I am grateful to traditional Christian publishing houses like Zondervan and Thomas Nelson for taking the risk to allow these voices to be heard.
I got an Amazon gift card for Christmas, so I’ve been binge-reading ever since. Young writers with fresh perspectives: Tony Woodlief (Somewhere More Holy), Shauna Niequist (Cold Tangerines and Bittersweet), Anne Jackson (Permission to Speak Freely). And, finally, I’ve just begun the long-awaited One Thousand Gifts by Ann Voskamp.
These people are real. Bravely have they shared their stories of sin and redemption. Of doubt and flickering faith. Of their ongoing human-ness.
They have made public confessions. Not just to things like “inconsistency” or “lack of spiritual discipline,” but to things like porn addiction. Adultery. Alcohol abuse. Eating disorders. Clinical depression. Anger at God. Petty jealousy.
And none of them write as if they’ve got it all figured out now. As if they don’t still struggle.
I have been blessed by the telling of these stories. And I have been challenged.
Why are we so afraid to share our true stories? To admit our failings so that our sisters and brothers can pray for us? So that we may receive healing?
If I’m honest, I must admit that much of it stems from pride. I don’t want people to think badly of me.
But pride is the deadliest sin of all.
It leads to spiritual death.
And I want a more authentic, abundant, fear-free life.

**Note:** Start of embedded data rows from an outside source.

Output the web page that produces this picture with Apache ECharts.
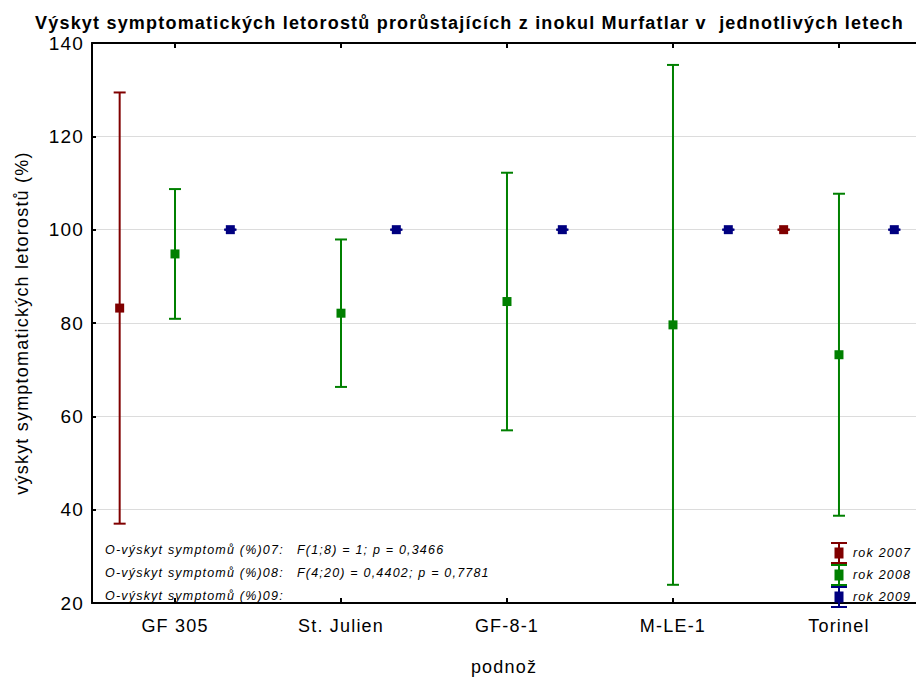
<!DOCTYPE html>
<html><head><meta charset="utf-8">
<script src="https://cdn.jsdelivr.net/npm/echarts@6/dist/echarts.min.js"></script>
<style>html,body{margin:0;padding:0;background:#fff}#c{width:916px;height:681px}#c text{letter-spacing:1.2px;white-space:pre;font-family:"Liberation Sans",Arial,sans-serif !important}</style>
</head><body><div id="c"></div>
<script>
const categories = ['GF 305', 'St. Julien', 'GF-8-1', 'M-LE-1', 'Torinel'];
const yTicks = [20, 40, 60, 80, 100, 120, 140];
// means and confidence limits per year (null = no data)
const mean2007 = [83.2, null, null, null, 100];
const low2007  = [37.0, null, null, null, 100];
const high2007 = [129.4, null, null, null, 100];
const mean2008 = [94.8, 82.1, 84.6, 79.6, 73.2];
const low2008  = [80.9, 66.3, 57.0, 23.9, 38.7];
const high2008 = [108.7, 97.9, 112.2, 135.3, 107.7];
const mean2009 = [100, 100, 100, 100, 100];
const low2009  = [100, 100, 100, 100, 100];
const high2009 = [100, 100, 100, 100, 100];
const seriesNames = ['rok 2007', 'rok 2008', 'rok 2009'];
const annotLeft = ['O-výskyt symptomů (%)07:', 'O-výskyt symptomů (%)08:', 'O-výskyt symptomů (%)09:'];
const annotRight = ['F(1;8) = 1; p = 0,3466', 'F(4;20) = 0,4402; p = 0,7781', ''];

const colors = ['#800000', '#008000', '#000080'];
const offsets = [-1/3, 0, 1/3];
const catPos = categories.map((c, i) => i + 1);

function buildData(m, lo, hi) {
  const out = [];
  m.forEach((v, i) => { if (v !== null) out.push([catPos[i], v, lo[i], hi[i]]); });
  return out;
}
const allData = [
  buildData(mean2007, low2007, high2007),
  buildData(mean2008, low2008, high2008),
  buildData(mean2009, low2009, high2009)
];

function makeRender(si) {
  return function (params, api) {
    const xv = api.value(0) + offsets[si];
    const c = api.coord([xv, api.value(1)]);
    const lo = api.coord([xv, api.value(2)]);
    const hi = api.coord([xv, api.value(3)]);
    const x = c[0];
    const cap = 6;
    const st = {stroke: colors[si], lineWidth: 2, fill: null};
    return {
      type: 'group',
      children: [
        {type: 'line', shape: {x1: x, y1: hi[1], x2: x, y2: lo[1]}, style: st},
        {type: 'line', shape: {x1: x - cap, y1: hi[1], x2: x + cap, y2: hi[1]}, style: st},
        {type: 'line', shape: {x1: x - cap, y1: lo[1], x2: x + cap, y2: lo[1]}, style: st},
        {type: 'rect', shape: {x: x - 4.5, y: c[1] - 4.5, width: 9, height: 9}, style: {fill: colors[si]}}
      ]
    };
  };
}

const chart = echarts.init(document.getElementById('c'), null, {renderer: 'svg'});
const FONT = '"Liberation Sans", Arial, sans-serif';
const icon = 'path://M0,0H16V2H0Z M7,2H9V20H7Z M3.5,5.5H12.5V16.5H3.5Z M0,20H16V22H0Z';

const graphics = [];
annotLeft.forEach((t, i) => {
  graphics.push({type: 'text', left: 105, top: 543 + i * 23,
    style: {text: t, font: 'italic 12.5px ' + FONT, fill: '#000'}});
  if (annotRight[i]) graphics.push({type: 'text', left: 297, top: 543 + i * 23,
    style: {text: annotRight[i], font: 'italic 12.5px ' + FONT, fill: '#000'}});
});

const tickCommon = {inside: true, length: 5, lineStyle: {color: '#000', width: 2}, customValues: catPos};

chart.setOption({
  animation: false,
  backgroundColor: '#fff',
  textStyle: {fontFamily: FONT},
  title: {
    text: 'Výskyt symptomatických letorostů prorůstajících z inokul Murfatlar v  jednotlivých letech',
    left: 30, top: 9,
    textStyle: {fontSize: 18, fontWeight: 'bold', color: '#000', fontFamily: FONT}
  },
  grid: {left: 92, top: 43, right: 0, bottom: 73, containLabel: false},
  legend: {
    orient: 'vertical', left: 831, top: 542, padding: 0, itemGap: 0, itemWidth: 16, itemHeight: 22,
    textStyle: {fontStyle: 'italic', fontSize: 12.5, color: '#000', fontFamily: FONT, padding: [0, 0, 0, 1]},
    data: seriesNames.map((n, i) => ({name: n, icon: icon, itemStyle: {color: colors[i]}}))
  },
  xAxis: [{
    type: 'value', min: 0.5, max: 5.464,
    splitLine: {show: false},
    axisLine: {show: true, onZero: false, lineStyle: {color: '#000', width: 2}},
    axisTick: Object.assign({show: true}, tickCommon),
    axisLabel: {fontSize: 18, color: '#000', margin: 14, fontFamily: FONT, customValues: catPos,
      formatter: v => categories[Math.round(v) - 1] || ''},
    name: 'podnož', nameLocation: 'middle', nameGap: 55,
    nameTextStyle: {fontSize: 18, color: '#000', fontFamily: FONT}
  }, {
    type: 'value', min: 0.5, max: 5.464, position: 'top',
    splitLine: {show: false},
    axisLine: {show: true, onZero: false, lineStyle: {color: '#000', width: 2}},
    axisTick: Object.assign({show: true}, tickCommon),
    axisLabel: {show: false}
  }],
  yAxis: {
    type: 'value', min: yTicks[0], max: yTicks[yTicks.length - 1], interval: 20,
    axisLine: {show: true, lineStyle: {color: '#000', width: 2}},
    axisTick: {show: true, inside: true, length: 4, lineStyle: {color: '#000', width: 2}},
    axisLabel: {fontSize: 19, color: '#000', margin: 8, fontFamily: FONT},
    splitLine: {lineStyle: {color: '#dcdcdc', width: 1}},
    name: 'výskyt symptomatických letorostů (%)', nameLocation: 'middle', nameGap: 61,
    nameTextStyle: {fontSize: 18, color: '#000', fontFamily: FONT}
  },
  graphic: graphics,
  series: seriesNames.map((n, i) => ({
    type: 'custom', name: n, renderItem: makeRender(i), data: allData[i],
    itemStyle: {color: colors[i]}, encode: {x: 0, y: [1, 2, 3]}, clip: false
  }))
});
</script></body></html>
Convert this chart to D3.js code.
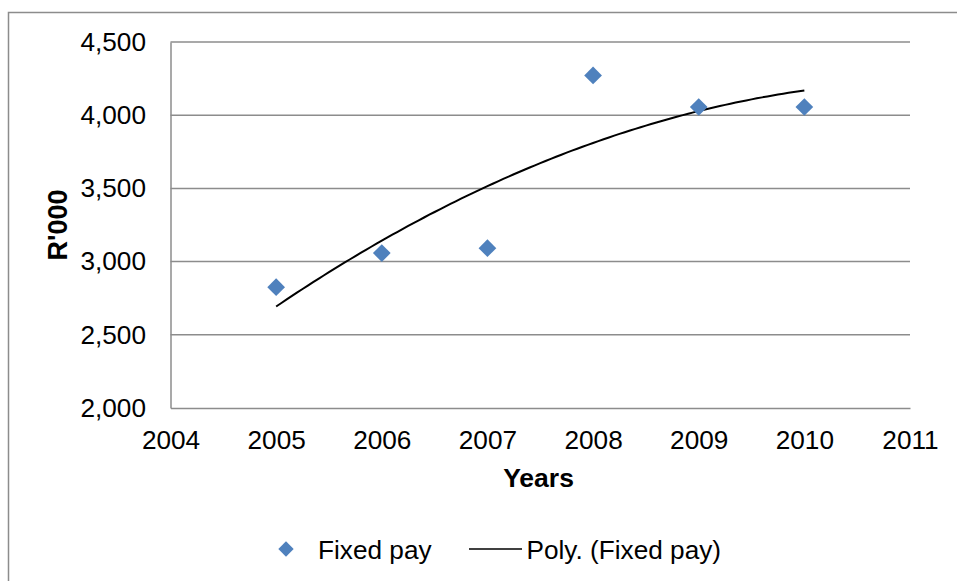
<!DOCTYPE html>
<html>
<head>
<meta charset="utf-8">
<script src="https://cdn.jsdelivr.net/npm/d3@7/dist/d3.min.js"></script>
<style>
  html, body { margin: 0; padding: 0; background: #fff; }
  svg { display: block; font-family: "Liberation Sans", Arial, sans-serif; }
</style>
</head>
<body>
<svg id="chart" width="957" height="581"></svg>
<script>
// Fixed pay per year, R'000
const years = [2005, 2006, 2007, 2008, 2009, 2010];
const fixedPay = [2825, 3058, 3092, 4272, 4056, 4056];
const yTicks = [2000, 2500, 3000, 3500, 4000, 4500];
const xTicks = [2004, 2005, 2006, 2007, 2008, 2009, 2010, 2011];
const seriesName = "Fixed pay";
const trendName = "Poly. (Fixed pay)";

const svg = d3.select("#chart");
const W = 957, H = 581;
const plot = { left: 170.5, top: 42, right: 910, bottom: 408 };
const gridColor = "#8c8c8c";
const fontFamily = "Liberation Sans, Arial, sans-serif";
const tickFont = 26.2;

// outer chart frame
svg.append("path")
  .attr("d", `M8.5,${H} V12.5 H${W}`)
  .attr("fill", "none").attr("stroke", gridColor).attr("stroke-width", 1.5);

const x = d3.scaleLinear().domain([2004, 2011]).range([plot.left, plot.right]);
const y = d3.scaleLinear().domain([2000, 4500]).range([plot.bottom, plot.top]);

// horizontal gridlines
svg.append("g").selectAll("line").data(yTicks.filter(v => v > 2000)).join("line")
  .attr("x1", plot.left).attr("x2", plot.right)
  .attr("y1", d => y(d)).attr("y2", d => y(d))
  .attr("stroke", gridColor).attr("stroke-width", 1.5);

// y axis
const yAxis = svg.append("g")
  .attr("transform", `translate(${plot.left},0)`)
  .call(d3.axisLeft(y).tickValues(yTicks).tickFormat(d3.format(",")).tickSize(0).tickPadding(24.5));
yAxis.attr("font-family", fontFamily).attr("font-size", tickFont);
yAxis.select(".domain").attr("stroke", gridColor).attr("stroke-width", 1.5);
yAxis.selectAll("text").attr("fill", "#000");

// x axis
const xAxis = svg.append("g")
  .attr("transform", `translate(0,${plot.bottom})`)
  .call(d3.axisBottom(x).tickValues(xTicks).tickFormat(d3.format("d")).tickSize(0).tickPadding(22.5));
xAxis.attr("font-family", fontFamily).attr("font-size", tickFont);
xAxis.select(".domain").attr("stroke", gridColor).attr("stroke-width", 1.5);
xAxis.selectAll("text").attr("fill", "#000");

// axis titles
svg.append("text")
  .attr("transform", `translate(67,225) rotate(-90)`)
  .attr("text-anchor", "middle")
  .attr("font-size", 27).attr("font-weight", "bold")
  .text("R'000");
svg.append("text")
  .attr("x", 538.5).attr("y", 487)
  .attr("text-anchor", "middle")
  .attr("font-size", 26.5).attr("font-weight", "bold")
  .text("Years");

// second-order least-squares trendline through the points
function quadFit(xs, ys) {
  const n = xs.length;
  const mx = d3.mean(xs);
  const t = xs.map(v => v - mx);
  let s1 = 0, s2 = 0, s3 = 0, s4 = 0, sy = 0, sty = 0, st2y = 0;
  t.forEach((v, i) => {
    s1 += v; s2 += v * v; s3 += v * v * v; s4 += v * v * v * v;
    sy += ys[i]; sty += v * ys[i]; st2y += v * v * ys[i];
  });
  // solve the 3x3 normal equations by Cramer's rule
  const A = [[n, s1, s2], [s1, s2, s3], [s2, s3, s4]];
  const b = [sy, sty, st2y];
  const det = m => m[0][0]*(m[1][1]*m[2][2]-m[1][2]*m[2][1]) - m[0][1]*(m[1][0]*m[2][2]-m[1][2]*m[2][0]) + m[0][2]*(m[1][0]*m[2][1]-m[1][1]*m[2][0]);
  const D = det(A);
  const coef = [0, 1, 2].map(k => det(A.map((row, r) => row.map((c, j) => j === k ? b[r] : c))) / D);
  return v => { const u = v - mx; return coef[0] + coef[1] * u + coef[2] * u * u; };
}
const f = quadFit(years, fixedPay);
const trendPts = d3.range(0, 101).map(i => {
  const xv = years[0] + (years[years.length - 1] - years[0]) * i / 100;
  return [xv, f(xv)];
});
svg.append("path")
  .datum(trendPts)
  .attr("d", d3.line().x(d => x(d[0])).y(d => y(d[1])))
  .attr("fill", "none").attr("stroke", "#000").attr("stroke-width", 2);

// markers
const diamond = d3.symbol().type(d3.symbolDiamond2).size(200);
svg.append("g").selectAll("path").data(years.map((yr, i) => [yr, fixedPay[i]])).join("path")
  .attr("transform", d => `translate(${x(d[0])},${y(d[1])})`)
  .attr("d", diamond)
  .attr("fill", "#4f81bd");

// legend
const lg = svg.append("g").attr("font-family", fontFamily).attr("font-size", tickFont);
lg.append("path")
  .attr("transform", "translate(286,549)")
  .attr("d", d3.symbol().type(d3.symbolDiamond2).size(150))
  .attr("fill", "#4f81bd");
lg.append("text").attr("x", 318).attr("y", 558.5).text(seriesName);
lg.append("line").attr("x1", 469).attr("x2", 522).attr("y1", 549).attr("y2", 549)
  .attr("stroke", "#000").attr("stroke-width", 1.5);
lg.append("text").attr("x", 526.5).attr("y", 558.5).text(trendName);
</script>
</body>
</html>
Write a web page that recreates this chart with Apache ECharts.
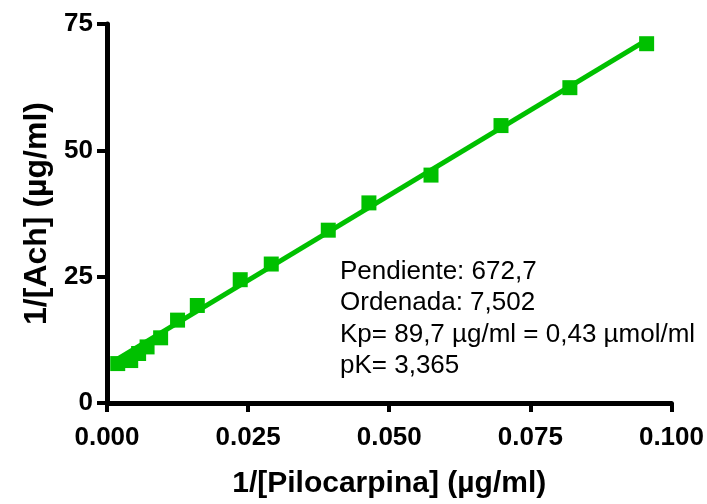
<!DOCTYPE html>
<html><head><meta charset="utf-8">
<script src="https://cdn.jsdelivr.net/npm/echarts@6/dist/echarts.min.js"></script>
<style>html,body{margin:0;padding:0;background:#fff}#c{width:707px;height:504px}</style>
</head><body><div id="c"></div>
<script>
// 1/[Pilocarpina] (µg/ml)
const xValues = [0.0019, 0.0042, 0.0056, 0.0071, 0.0095, 0.0125, 0.0160, 0.0236, 0.0291, 0.0392, 0.0464, 0.0574, 0.0698, 0.0820, 0.0956];
// 1/[Ach] (µg/ml)
const yValues = [7.8, 8.4, 9.8, 11.1, 12.9, 16.4, 19.3, 24.4, 27.5, 34.2, 39.6, 45.1, 54.9, 62.4, 71.1];
// fitted line endpoints
const fitX = [0.0017, 0.0956];
const fitY = [8.6, 71.8];
const xTicks = [0, 0.025, 0.05, 0.075, 0.1];
const yTicks = [0, 25, 50, 75];
const annotation = ['Pendiente: 672,7', 'Ordenada: 7,502', 'Kp= 89,7 µg/ml = 0,43 µmol/ml', 'pK= 3,365'];

const green = '#00c000';
const chart = echarts.init(document.getElementById('c'));
chart.setOption({
  animation: false,
  backgroundColor: '#fff',
  grid: {left: 107, right: 34, top: 24, bottom: 94, containLabel: false},
  xAxis: {
    type: 'value', min: xTicks[0], max: xTicks[xTicks.length - 1], interval: 0.025,
    name: '1/[Pilocarpina] (µg/ml)', nameLocation: 'middle', nameGap: 66,
    nameTextStyle: {fontFamily: 'Liberation Sans', fontWeight: 'bold', fontSize: 30, color: '#000'},
    axisLine: {onZero: false, lineStyle: {color: '#000', width: 5}},
    axisTick: {show: true, length: 9, lineStyle: {color: '#000', width: 4}},
    axisLabel: {fontFamily: 'Liberation Sans', fontWeight: 'bold', fontSize: 26, color: '#000', margin: 22,
      formatter: v => v.toFixed(3)},
    splitLine: {show: false}
  },
  yAxis: {
    type: 'value', min: yTicks[0], max: yTicks[yTicks.length - 1], interval: 25,
    name: '1/[Ach] (µg/ml)', nameLocation: 'middle', nameGap: 54, nameRotate: 90,
    nameTextStyle: {fontFamily: 'Liberation Sans', fontWeight: 'bold', fontSize: 32, color: '#000'},
    axisLine: {show: true, onZero: false, lineStyle: {color: '#000', width: 5}},
    axisTick: {show: true, length: 10, lineStyle: {color: '#000', width: 4}},
    axisLabel: {fontFamily: 'Liberation Sans', fontWeight: 'bold', fontSize: 26, color: '#000', margin: 14},
    splitLine: {show: false}
  },
  series: [
    {
      type: 'line', data: fitX.map((x, i) => [x, fitY[i]]), showSymbol: false, symbol: 'none',
      lineStyle: {color: green, width: 5}, silent: true, z: 2
    },
    {
      type: 'scatter', data: xValues.map((x, i) => [x, yValues[i]]), symbol: 'rect', symbolSize: 15,
      itemStyle: {color: green, opacity: 1}, z: 3
    }
  ],
  graphic: [{
    type: 'text', left: 340, top: 256,
    style: {text: annotation.join('\n'), fontFamily: 'Liberation Sans', fontSize: 26, lineHeight: 31.5, fill: '#000'}
  }]
});
</script></body></html>
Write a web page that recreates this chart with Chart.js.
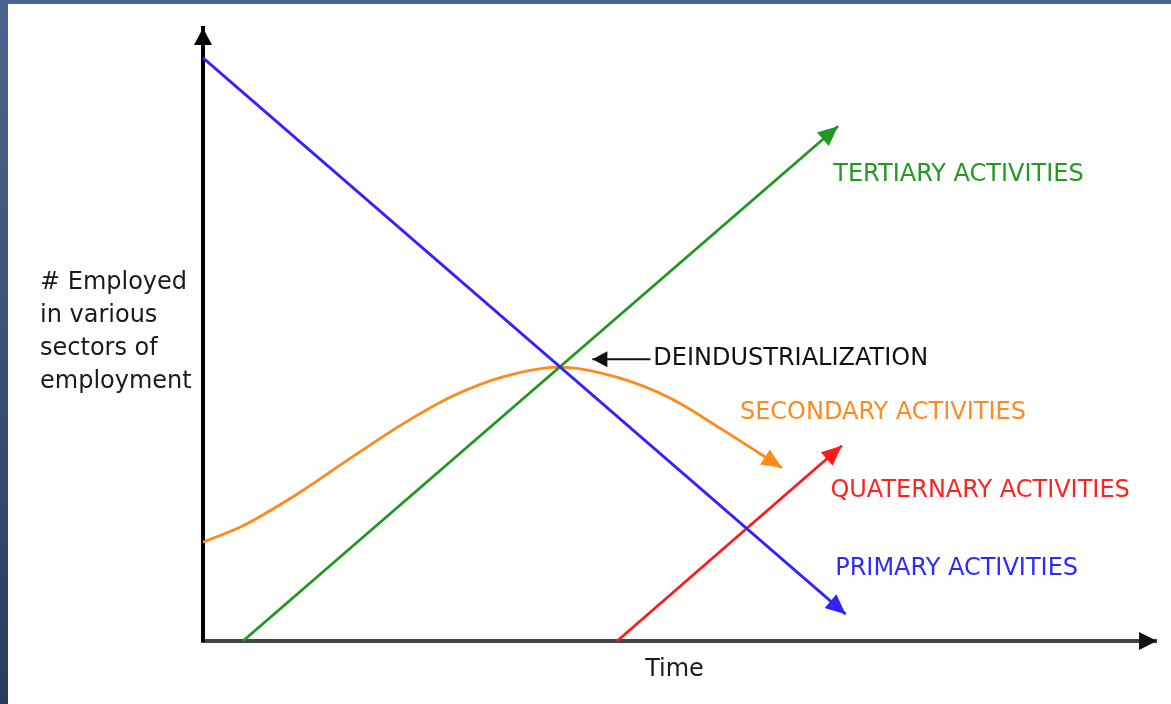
<!DOCTYPE html>
<html>
<head>
<meta charset="utf-8">
<script src="https://cdn.jsdelivr.net/npm/chart.js@4.4.1/dist/chart.umd.min.js"></script>
<style>
  body {
    margin: 0;
    width: 1171px;
    height: 704px;
    overflow: hidden;
    background: linear-gradient(#4b6590, #2b3b5e);
  }
  #wrap {
    position: absolute;
    left: 8px;
    top: 4px;
    width: 1163px;
    height: 700px;
    background: #fff;
  }
</style>
</head>
<body>
<div id="wrap"><canvas id="chart" width="1163" height="700"></canvas></div>
<script>
// values (time 0..100, employed 0..100)
const primaryX = [0, 67.5];
const primaryY = [95.6, 4.4];
const tertiaryX = [4.2, 66.7];
const tertiaryY = [0, 84.4];
const quaternaryX = [43.5, 67.1];
const quaternaryY = [0, 32.0];
const secondaryX = [0, 4.2, 9.7, 15.8, 21.0, 26.3, 31.5, 37.5, 43.8, 49.1, 54.3, 60.8];
const secondaryY = [16.2, 18.9, 23.9, 30.3, 35.6, 40.2, 43.3, 44.9, 43.1, 39.8, 34.9, 28.4];
const pointerX = [47.0, 40.9];
const pointerY = [46.2, 46.2];

const yLabelLines = ['# Employed', 'in various', 'sectors of', 'employment'];
const xLabel = 'Time';

// label text, anchor (left, middle) in data units
const labelText = ['TERTIARY ACTIVITIES', 'DEINDUSTRIALIZATION', 'SECONDARY ACTIVITIES', 'QUATERNARY ACTIVITIES', 'PRIMARY ACTIVITIES'];
const labelX = [66.2, 47.3, 56.4, 65.9, 66.4];
const labelY = [76.4, 46.2, 37.4, 24.6, 11.8];
const labelColor = ['#229922', '#111111', '#ff8a1f', '#ff2222', '#2b2bff'];

const toPts = (xs, ys) => xs.map((x, i) => ({ x: x, y: ys[i] }));

const FONT = '"DejaVu Sans", Verdana, sans-serif';

function drawHead(ctx, tipX, tipY, fromX, fromY, len, half, color) {
  const a = Math.atan2(tipY - fromY, tipX - fromX);
  ctx.save();
  ctx.translate(tipX, tipY);
  ctx.rotate(a);
  ctx.fillStyle = color;
  ctx.beginPath();
  ctx.moveTo(0, 0);
  ctx.lineTo(-len, -half);
  ctx.lineTo(-len, half);
  ctx.closePath();
  ctx.fill();
  ctx.restore();
}

const arrowPlugin = {
  id: 'arrows',
  afterDatasetsDraw(chart) {
    const ctx = chart.ctx;
    chart.data.datasets.forEach((ds, i) => {
      if (!ds.arrowHead) return;
      const pts = chart.getDatasetMeta(i).data;
      const last = pts[pts.length - 1];
      let fx = pts[pts.length - 2].x, fy = pts[pts.length - 2].y;
      if (last.cp1x !== undefined && Math.hypot(last.cp1x - last.x, last.cp1y - last.y) > 1) {
        fx = last.cp1x; fy = last.cp1y;
      }
      drawHead(ctx, last.x, last.y, fx, fy, ds.arrowHead[0], ds.arrowHead[1], ds.borderColor);
    });
    // axis arrowheads
    const a = chart.chartArea;
    drawHead(ctx, a.left, a.top, a.left, a.top + 50, 17, 9, '#000');
    drawHead(ctx, a.right + 1, a.bottom, a.right - 50, a.bottom, 18, 9, '#111');
  },
  afterDraw(chart) {
    const ctx = chart.ctx;
    const xs = chart.scales.x, ys = chart.scales.y;
    ctx.save();
    ctx.textBaseline = 'middle';
    ctx.font = '24px ' + FONT;
    labelText.forEach((t, i) => {
      ctx.fillStyle = labelColor[i];
      ctx.fillText(t, xs.getPixelForValue(labelX[i]), ys.getPixelForValue(labelY[i]));
    });
    ctx.fillStyle = '#1a1a1a';
    ctx.font = '24px ' + FONT;
    yLabelLines.forEach((t, i) => ctx.fillText(t, 32, 279 + i * 33));
    ctx.textAlign = 'center';
    ctx.fillText(xLabel, (chart.chartArea.left + chart.chartArea.right) / 2 - 5, 666);
    ctx.restore();
  }
};

const lineDs = (pts, color, extra) => Object.assign({
  data: pts,
  borderColor: color,
  backgroundColor: color,
  borderWidth: 2.8,
  pointRadius: 0,
  showLine: true,
  fill: false,
  clip: false,
  arrowHead: [20, 9]
}, extra || {});

new Chart(document.getElementById('chart'), {
  type: 'scatter',
  data: {
    datasets: [
      lineDs(toPts(primaryX, primaryY), '#3322ff'),
      lineDs(toPts(tertiaryX, tertiaryY), '#1f981f'),
      lineDs(toPts(quaternaryX, quaternaryY), '#ff1a1a'),
      lineDs(toPts(secondaryX, secondaryY), '#ff8a1a', { cubicInterpolationMode: 'monotone' }),
      lineDs(toPts(pointerX, pointerY), '#111111', { borderWidth: 2, arrowHead: [15, 8] })
    ]
  },
  options: {
    responsive: false,
    animation: false,
    events: [],
    layout: { padding: { left: 195, top: 24, right: 15, bottom: 63 } },
    plugins: { legend: { display: false }, tooltip: { enabled: false } },
    scales: {
      x: {
        type: 'linear',
        min: 0,
        max: 100.1,
        ticks: { display: false },
        grid: { display: false, drawTicks: false },
        border: { display: true, color: '#444', width: 4 }
      },
      y: {
        type: 'linear',
        min: 0,
        max: 100.5,
        ticks: { display: false },
        grid: { display: false, drawTicks: false },
        border: { display: true, color: '#000', width: 4 }
      }
    }
  },
  plugins: [arrowPlugin]
});
</script>
</body>
</html>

Father, I pray that these honest stories will continue to challenge me to fearlessly share my own. I pray for a fresh wind of truth and love to blow through your family. I pray for more compassion and less judgment. Give us your unconditional love and acceptance for each other. Open our eyes to the planks they carry, rather than to the specks in the eyes of others. Destroy our pride, and deliver us from the need to look good. Make our relationships safe places, and our hearts your true home. Amen and amen.
Anne Jackson asked the question: “What is the one thing you can’t talk about in church?” She was flooded with thousands of responses.
How would you answer that question? Why do you think there is not more freedom in the church universal? What can we do to change things?